Among them are, for example, coffee beans, berries and grapes, which are particularly rich in polyphenols. These substances generate an antioxidant activity. Studies have shown that the qualities of these fruits contribute to the prevention of heart and coronary diseases.
A good example for that is the protective effect of drinking red wine in a meal, commonly known as “The French paradox”, whereby red wine consumed close to a meat meal provides polyphenols that contribute to the body’s defense system through various actions, including anti-oxidation of the products of a fatty meat meal.
A recent study conducted at the Hebrew University in Jerusalem, in conjunction with Volcani Center headed by Prof.

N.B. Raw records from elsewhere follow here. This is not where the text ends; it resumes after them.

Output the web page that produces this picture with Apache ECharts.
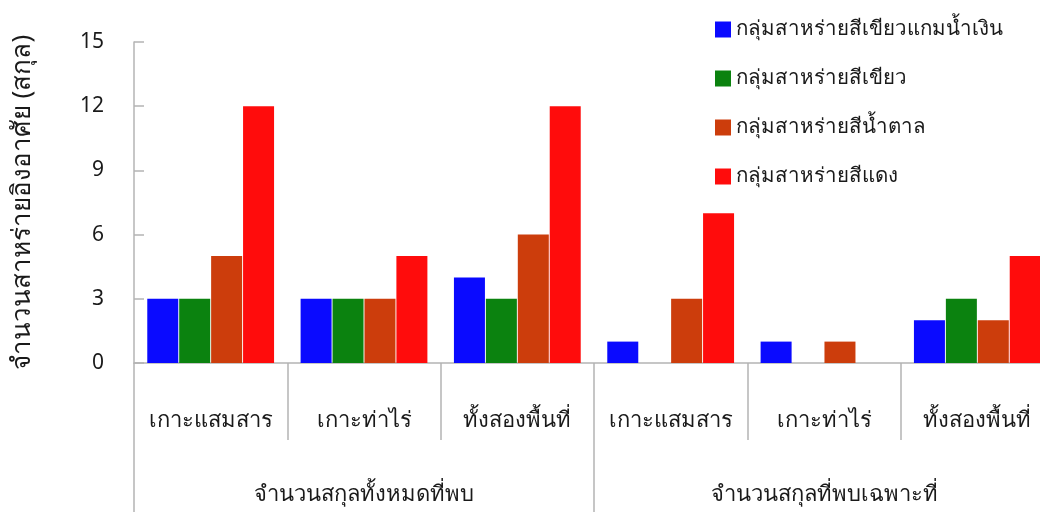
<!DOCTYPE html>
<html><head><meta charset="utf-8">
<script src="https://cdn.jsdelivr.net/npm/echarts@6/dist/echarts.min.js"></script>
<style>html,body{margin:0;padding:0;background:#fff}#c{width:1040px;height:512px}</style>
</head><body><div id="c"></div>
<script>
const categories = ['เกาะแสมสาร','เกาะท่าไร่','ทั้งสองพื้นที่','เกาะแสมสาร','เกาะท่าไร่','ทั้งสองพื้นที่'];
const groups = ['จำนวนสกุลทั้งหมดที่พบ','จำนวนสกุลที่พบเฉพาะที่'];
const seriesNames = ['กลุ่มสาหร่ายสีเขียวแกมน้ำเงิน','กลุ่มสาหร่ายสีเขียว','กลุ่มสาหร่ายสีน้ำตาล','กลุ่มสาหร่ายสีแดง'];
const blueGreen = [3,3,4,1,1,2];
const green = [3,3,3,0,0,3];
const brown = [5,3,6,3,1,2];
const red = [12,5,12,7,0,5];
const yTicks = {min:0,max:15,interval:3};
const yTitle = 'จำนวนสาหร่ายอิงอาศัย (สกุล)';

const colors = ['#0a0aff','#0b820f','#cc3d0c','#ff0c0c'];
const values = [blueGreen, green, brown, red];
const font = 'Tahoma, "Noto Sans", "DejaVu Sans", sans-serif';
const axisGrey = '#b4b4b4';
const chart = echarts.init(document.getElementById('c'));
chart.setOption({
  animation:false,
  textStyle:{fontFamily:font},
  legend:{orient:'vertical',left:715,top:19,itemWidth:16,itemHeight:16,itemGap:28,padding:0,
    icon:'rect',textStyle:{fontSize:20.5,color:'#1a1a1a',fontFamily:font},data:seriesNames},
  grid:{left:134,top:42,width:920,bottom:149,containLabel:false,outerBoundsMode:'none'},
  xAxis:[
    {type:'category',data:categories,position:'bottom',
     axisLine:{show:true,lineStyle:{color:axisGrey,width:1.5}},
     axisTick:{show:true,alignWithLabel:false,length:77,lineStyle:{color:axisGrey,width:1.5}},
     axisLabel:{fontSize:22,color:'#1a1a1a',margin:47,interval:0,hideOverlap:false,fontFamily:font}},
    {type:'category',data:groups,position:'bottom',
     axisLine:{show:false},
     axisTick:{show:true,alignWithLabel:false,length:150,lineStyle:{color:axisGrey,width:1.5}},
     axisLabel:{fontSize:22,color:'#1a1a1a',margin:121,interval:0,fontFamily:font}}
  ],
  yAxis:{type:'value',min:yTicks.min,max:yTicks.max,interval:yTicks.interval,
    name:yTitle,nameLocation:'middle',nameGap:98,nameRotate:90,
    nameTextStyle:{fontSize:26,color:'#1a1a1a',fontFamily:font},
    axisLine:{show:true,lineStyle:{color:axisGrey,width:1.5}},
    axisTick:{show:true,inside:true,length:10,lineStyle:{color:axisGrey,width:1.5}},
    axisLabel:{fontSize:21,color:'#1a1a1a',margin:30,fontFamily:font},
    splitLine:{show:false}},
  series: seriesNames.map((n,i)=>({
    name:n,type:'bar',xAxisIndex:0,data:values[i],barWidth:31,barGap:'3%',
    itemStyle:{color:colors[i]}
  }))
});
</script></body></html>
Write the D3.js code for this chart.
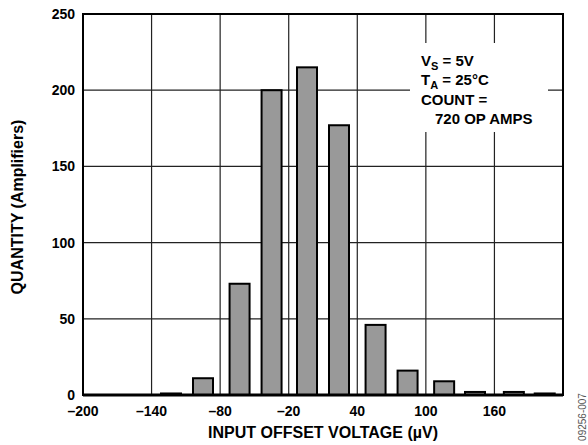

Joseph Kanner, found that Turkish (black) coffee, too, has a strong antioxidant effect when consumed close to a meat meal.
As coffee beans are rich in polyphenols, they are used as antioxidants in the body, and some associate the richness of polyphenols in coffee with the unique structure of coffee beans and their growing conditions.
Since coffee plants grow in tropical conditions of high heat and humidity, they have adopted plant mechanisms that help them tackle such conditions.
The red shell of the bean and its inner layers are rich in antioxidants that do the job.
Another interesting study published in the New England Journal of Medicine in August 2012, found that an average consumption of 2-5 cups of coffee per day with 200-300 mg of caffeine lowers the risk of developing age-related illnesses such as heart disease, type 2 Diabetes, stroke, Parkinson’s disease and more.
Coffee, which is rich in antioxidants such as polyphenols, contains magnesium and potassium which are associated with the prevention of such diseases.
The conclusion is that sometimes in foods that seem to have no value we may find great benefits.